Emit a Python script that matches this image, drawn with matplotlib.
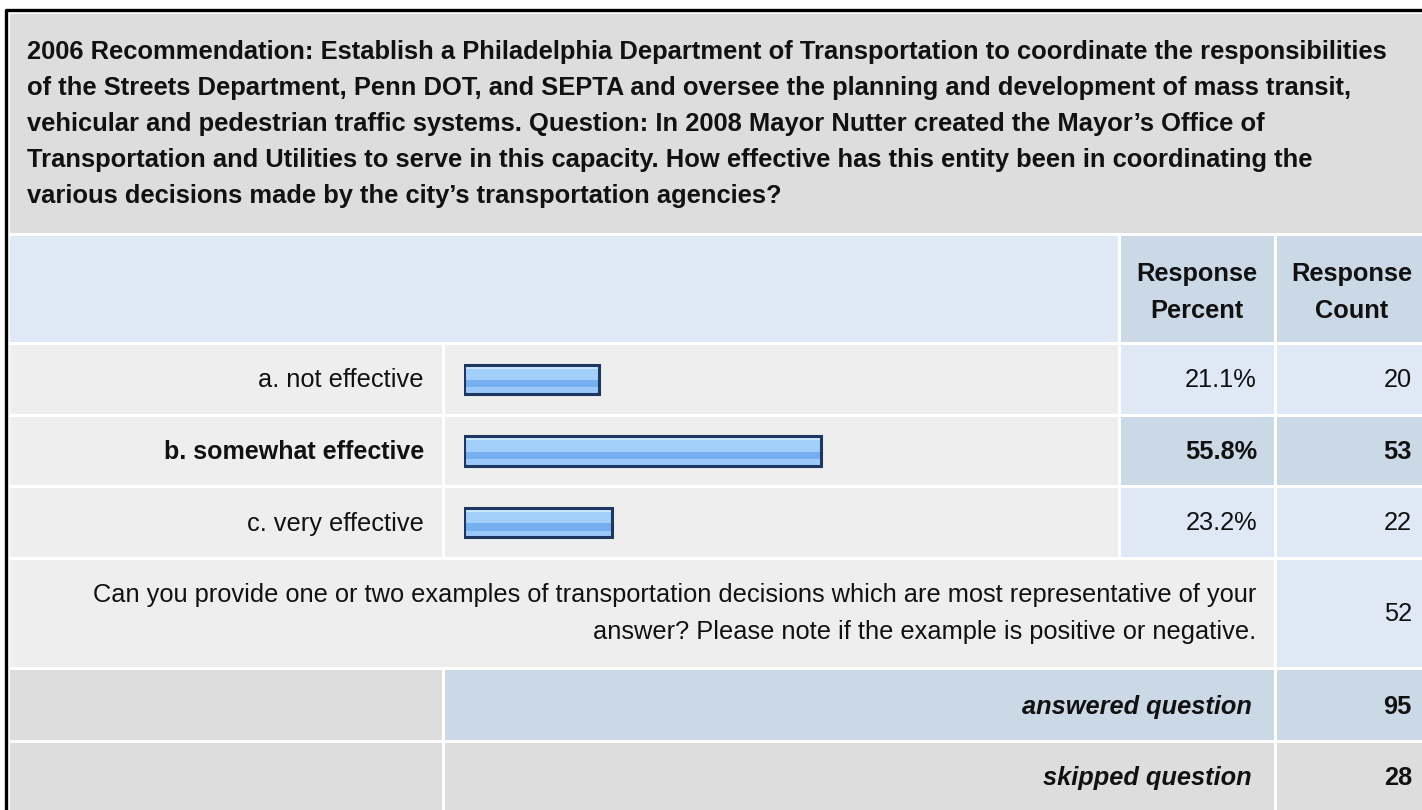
import matplotlib.pyplot as plt
from matplotlib.patches import Rectangle

plt.rcParams['font.family'] = ['Liberation Sans', 'DejaVu Sans']

title_lines = [
    "2006 Recommendation: Establish a Philadelphia Department of Transportation to coordinate the responsibilities",
    "of the Streets Department, Penn DOT, and SEPTA and oversee the planning and development of mass transit,",
    "vehicular and pedestrian traffic systems. Question: In 2008 Mayor Nutter created the Mayor\u2019s Office of",
    "Transportation and Utilities to serve in this capacity. How effective has this entity been in coordinating the",
    "various decisions made by the city\u2019s transportation agencies?",
]
header_percent = ["Response", "Percent"]
header_count = ["Response", "Count"]
choice_labels = ["a. not effective", "b. somewhat effective", "c. very effective"]
response_percent = [21.1, 55.8, 23.2]
response_count = [20, 53, 22]
top_choice = 1
comment_lines = [
    "Can you provide one or two examples of transportation decisions which are most representative of your",
    "answer? Please note if the example is positive or negative.",
]
comment_count = 52
answered_count = 95
skipped_count = 28

W, H = 1422, 810
GRAY = "#dddddd"
LIGHT = "#eeeeee"
BLUE = "#dfe8f5"
BLUE2 = "#cbd8e6"
TXT = "#111111"
FS = 18.3
FSB = 18.3

# column edges (px)
c_lab = (9.5, 441.5)
c_bar = (444.5, 1117.5)
c_pct = (1120.5, 1273.5)
c_cnt = (1276.5, 1430)
# row edges (px)
r_title = (14, 233)
r_head = (235.5, 342)
r_choice = [(345, 413.5), (416.5, 485), (488, 557)]
r_comment = (560, 667)
r_answer = (670, 739.5)
r_skip = (742.5, 815)

fig = plt.figure(figsize=(W / 100, H / 100), dpi=100)
ax = fig.add_axes([0, 0, 1, 1])
ax.set_xlim(0, W)
ax.set_ylim(H, 0)
ax.axis("off")


def cell(x0, x1, y0, y1, color):
    ax.add_patch(Rectangle((x0, y0), x1 - x0, y1 - y0, facecolor=color, edgecolor="none"))


# outer frame
ax.plot([5.5, 5.5, W + 5], [H + 5, 10, 10], color="black", lw=2.4, solid_capstyle="butt")

# title
cell(c_lab[0], c_cnt[1], *r_title, GRAY)
for i, line in enumerate(title_lines):
    ax.text(27, 52 + 36 * i, line, fontsize=18.4, fontweight="bold", color=TXT,
            ha="left", va="center")

# header
cell(c_lab[0], c_bar[1], *r_head, BLUE)
cell(*c_pct, *r_head, BLUE2)
cell(*c_cnt, *r_head, BLUE2)
for i in range(2):
    ax.text(1197, 274 + 37 * i, header_percent[i], fontsize=FSB, fontweight="bold",
            color=TXT, ha="center", va="center")
    ax.text(1352, 274 + 37 * i, header_count[i], fontsize=FSB, fontweight="bold",
            color=TXT, ha="center", va="center")

# choice rows
for i, (lab, pct, cnt) in enumerate(zip(choice_labels, response_percent, response_count)):
    y0, y1 = r_choice[i]
    ym = (y0 + y1) / 2 + 1
    shade = BLUE2 if i == top_choice else BLUE
    weight = "bold" if i == top_choice else "normal"
    cell(*c_lab, y0, y1, LIGHT)
    cell(*c_bar, y0, y1, LIGHT)
    cell(*c_pct, y0, y1, shade)
    cell(*c_cnt, y0, y1, shade)
    ax.text(424, ym, lab, fontsize=FS if i != top_choice else 18.0, fontweight=weight,
            color=TXT, ha="right", va="center")
    ax.text(1257, ym, f"{pct:.1f}%", fontsize=FS, fontweight=weight, color=TXT,
            ha="right", va="center")
    ax.text(1412, ym, f"{cnt}", fontsize=FS, fontweight=weight, color=TXT,
            ha="right", va="center")

# comment row
cell(c_lab[0], c_pct[1], *r_comment, LIGHT)
cell(*c_cnt, *r_comment, BLUE)
for i, line in enumerate(comment_lines):
    ax.text(1256, 595 + 37 * i, line, fontsize=FS, color=TXT, ha="right", va="center")
ax.text(1412, 614, f"{comment_count}", fontsize=FS, color=TXT, ha="right", va="center")

# answered / skipped
for (y0, y1), lab, val, mid in [(r_answer, "answered question", answered_count, BLUE2),
                                (r_skip, "skipped question", skipped_count, GRAY)]:
    cell(*c_lab, y0, y1, GRAY)
    cell(c_bar[0], c_pct[1], y0, y1, mid)
    cell(*c_cnt, y0, y1, mid)
    ym = (y0 + y1) / 2 + 2 if y1 < 800 else 778
    ax.text(1252, ym, lab, fontsize=FSB, fontweight="bold", style="italic", color=TXT,
            ha="right", va="center")
    ax.text(1412, ym, f"{val}", fontsize=FSB, fontweight="bold", color=TXT,
            ha="right", va="center")

# bars
bx0, bw = 464, 640
by0, by1 = 343.5, 558.5
bax = fig.add_axes([bx0 / W, (H - by1) / H, bw / W, (by1 - by0) / H])
bax.set_xlim(0, 100)
bax.set_ylim(2.5, -0.5)
bax.axis("off")
pos = list(range(len(response_percent)))
bh = 0.405
bands = [(0.0, 0.13, "#cde5fd"), (0.13, 0.52, "#a2cefa"), (0.52, 0.78, "#76afef"),
         (0.78, 1.0, "#9ccaf8")]
for t, b, col in bands:
    centers = [p - bh / 2 + bh * (t + b) / 2 for p in pos]
    bax.barh(centers, response_percent, height=bh * (b - t), color=col, linewidth=0)
bax.barh(pos, response_percent, height=bh, fill=False, edgecolor="#1d3760", linewidth=2.2)

fig.savefig("out.png", dpi=100)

YOUR OBJECTIVE:
Copy the listing word for word, excluding its pictures.

THE ANSWER:
Emit a Python script that matches this image, drawn with matplotlib.
import matplotlib.pyplot as plt
from matplotlib.patches import Rectangle

plt.rcParams['font.family'] = ['Liberation Sans', 'DejaVu Sans']

title_lines = [
    "2006 Recommendation: Establish a Philadelphia Department of Transportation to coordinate the responsibilities",
    "of the Streets Department, Penn DOT, and SEPTA and oversee the planning and development of mass transit,",
    "vehicular and pedestrian traffic systems. Question: In 2008 Mayor Nutter created the Mayor\u2019s Office of",
    "Transportation and Utilities to serve in this capacity. How effective has this entity been in coordinating the",
    "various decisions made by the city\u2019s transportation agencies?",
]
header_percent = ["Response", "Percent"]
header_count = ["Response", "Count"]
choice_labels = ["a. not effective", "b. somewhat effective", "c. very effective"]
response_percent = [21.1, 55.8, 23.2]
response_count = [20, 53, 22]
top_choice = 1
comment_lines = [
    "Can you provide one or two examples of transportation decisions which are most representative of your",
    "answer? Please note if the example is positive or negative.",
]
comment_count = 52
answered_count = 95
skipped_count = 28

W, H = 1422, 810
GRAY = "#dddddd"
LIGHT = "#eeeeee"
BLUE = "#dfe8f5"
BLUE2 = "#cbd8e6"
TXT = "#111111"
FS = 18.3
FSB = 18.3

# column edges (px)
c_lab = (9.5, 441.5)
c_bar = (444.5, 1117.5)
c_pct = (1120.5, 1273.5)
c_cnt = (1276.5, 1430)
# row edges (px)
r_title = (14, 233)
r_head = (235.5, 342)
r_choice = [(345, 413.5), (416.5, 485), (488, 557)]
r_comment = (560, 667)
r_answer = (670, 739.5)
r_skip = (742.5, 815)

fig = plt.figure(figsize=(W / 100, H / 100), dpi=100)
ax = fig.add_axes([0, 0, 1, 1])
ax.set_xlim(0, W)
ax.set_ylim(H, 0)
ax.axis("off")


def cell(x0, x1, y0, y1, color):
    ax.add_patch(Rectangle((x0, y0), x1 - x0, y1 - y0, facecolor=color, edgecolor="none"))


# outer frame
ax.plot([5.5, 5.5, W + 5], [H + 5, 10, 10], color="black", lw=2.4, solid_capstyle="butt")

# title
cell(c_lab[0], c_cnt[1], *r_title, GRAY)
for i, line in enumerate(title_lines):
    ax.text(27, 52 + 36 * i, line, fontsize=18.4, fontweight="bold", color=TXT,
            ha="left", va="center")

# header
cell(c_lab[0], c_bar[1], *r_head, BLUE)
cell(*c_pct, *r_head, BLUE2)
cell(*c_cnt, *r_head, BLUE2)
for i in range(2):
    ax.text(1197, 274 + 37 * i, header_percent[i], fontsize=FSB, fontweight="bold",
            color=TXT, ha="center", va="center")
    ax.text(1352, 274 + 37 * i, header_count[i], fontsize=FSB, fontweight="bold",
            color=TXT, ha="center", va="center")

# choice rows
for i, (lab, pct, cnt) in enumerate(zip(choice_labels, response_percent, response_count)):
    y0, y1 = r_choice[i]
    ym = (y0 + y1) / 2 + 1
    shade = BLUE2 if i == top_choice else BLUE
    weight = "bold" if i == top_choice else "normal"
    cell(*c_lab, y0, y1, LIGHT)
    cell(*c_bar, y0, y1, LIGHT)
    cell(*c_pct, y0, y1, shade)
    cell(*c_cnt, y0, y1, shade)
    ax.text(424, ym, lab, fontsize=FS if i != top_choice else 18.0, fontweight=weight,
            color=TXT, ha="right", va="center")
    ax.text(1257, ym, f"{pct:.1f}%", fontsize=FS, fontweight=weight, color=TXT,
            ha="right", va="center")
    ax.text(1412, ym, f"{cnt}", fontsize=FS, fontweight=weight, color=TXT,
            ha="right", va="center")

# comment row
cell(c_lab[0], c_pct[1], *r_comment, LIGHT)
cell(*c_cnt, *r_comment, BLUE)
for i, line in enumerate(comment_lines):
    ax.text(1256, 595 + 37 * i, line, fontsize=FS, color=TXT, ha="right", va="center")
ax.text(1412, 614, f"{comment_count}", fontsize=FS, color=TXT, ha="right", va="center")

# answered / skipped
for (y0, y1), lab, val, mid in [(r_answer, "answered question", answered_count, BLUE2),
                                (r_skip, "skipped question", skipped_count, GRAY)]:
    cell(*c_lab, y0, y1, GRAY)
    cell(c_bar[0], c_pct[1], y0, y1, mid)
    cell(*c_cnt, y0, y1, mid)
    ym = (y0 + y1) / 2 + 2 if y1 < 800 else 778
    ax.text(1252, ym, lab, fontsize=FSB, fontweight="bold", style="italic", color=TXT,
            ha="right", va="center")
    ax.text(1412, ym, f"{val}", fontsize=FSB, fontweight="bold", color=TXT,
            ha="right", va="center")

# bars
bx0, bw = 464, 640
by0, by1 = 343.5, 558.5
bax = fig.add_axes([bx0 / W, (H - by1) / H, bw / W, (by1 - by0) / H])
bax.set_xlim(0, 100)
bax.set_ylim(2.5, -0.5)
bax.axis("off")
pos = list(range(len(response_percent)))
bh = 0.405
bands = [(0.0, 0.13, "#cde5fd"), (0.13, 0.52, "#a2cefa"), (0.52, 0.78, "#76afef"),
         (0.78, 1.0, "#9ccaf8")]
for t, b, col in bands:
    centers = [p - bh / 2 + bh * (t + b) / 2 for p in pos]
    bax.barh(centers, response_percent, height=bh * (b - t), color=col, linewidth=0)
bax.barh(pos, response_percent, height=bh, fill=False, edgecolor="#1d3760", linewidth=2.2)

fig.savefig("out.png", dpi=100)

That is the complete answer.